Quantity tier is usually the biggest factor because setup and labor spread differently at 100 pieces versus 500 or more. Decoration complexity comes next: embroidery size, patch work, label adds, and extra color changes all raise cost. Material thickness, pom style, and packaging choices also move the number in a noticeable way. Freight and sampling should be included if you want a true landed-cost comparison.
What is a normal MOQ for custom pom pom beanies?
Many factories start around 100 to 300 pieces, but the exact MOQ depends on decoration and yarn availability. Lower MOQs usually mean a higher unit cost because the setup gets spread across fewer pieces. Ask for tiered pricing at several quantities so you can see where the breakpoints are. If the supplier will not quote clearly by quantity, expect pricing to be messy later too.
How long does pom pom beanie production usually take?
Sampling often takes about 7 to 10 business days, depending on artwork and material complexity. Bulk production commonly runs around 15 to 30 days after sample approval. Shipping adds extra time, especially for ocean freight or if the destination needs customs clearance. Rush orders are possible in some cases, but they usually increase cost and narrow material options.

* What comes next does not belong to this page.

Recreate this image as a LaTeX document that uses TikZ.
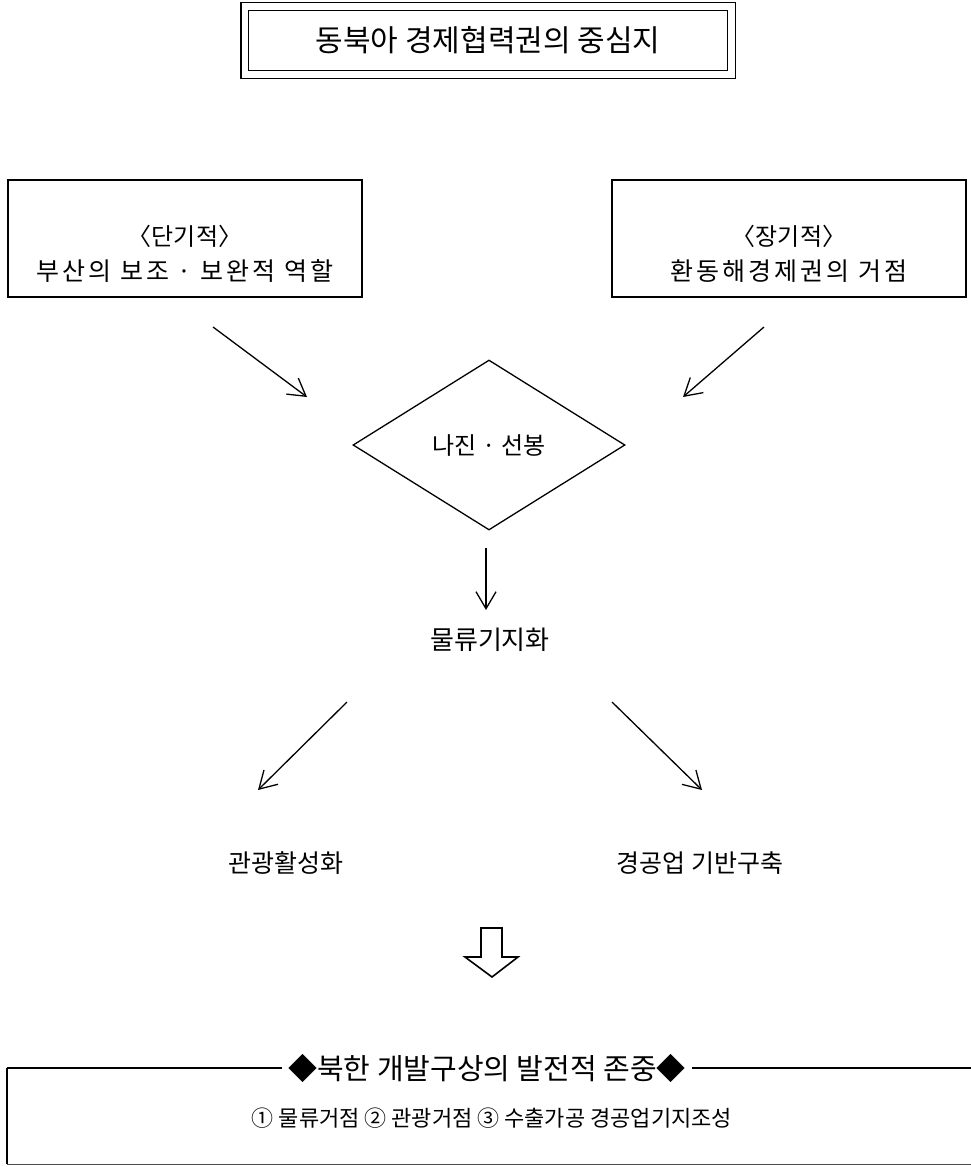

Can I lower pom pom beanie unit cost without hurting quality?
Yes, by simplifying the logo, reducing color changes, and keeping the knit structure standard. Using one main body color and a standard pom style usually trims cost without making the product feel cheap. Simpler packaging can also save money if the beanies are for promotions or internal use. The goal is to remove unnecessary complexity, not strip out the features that make the beanie worth buying.
What details should I send for an accurate beanie quote?
Send quantity, artwork, colors, decoration method, packaging request, and the required delivery date. Include destination information so freight and landed cost can be estimated correctly. If you want comparisons, ask for pricing at multiple quantities and for sample cost separately. The cleaner the brief, the faster the quote comes back and the fewer revisions you need.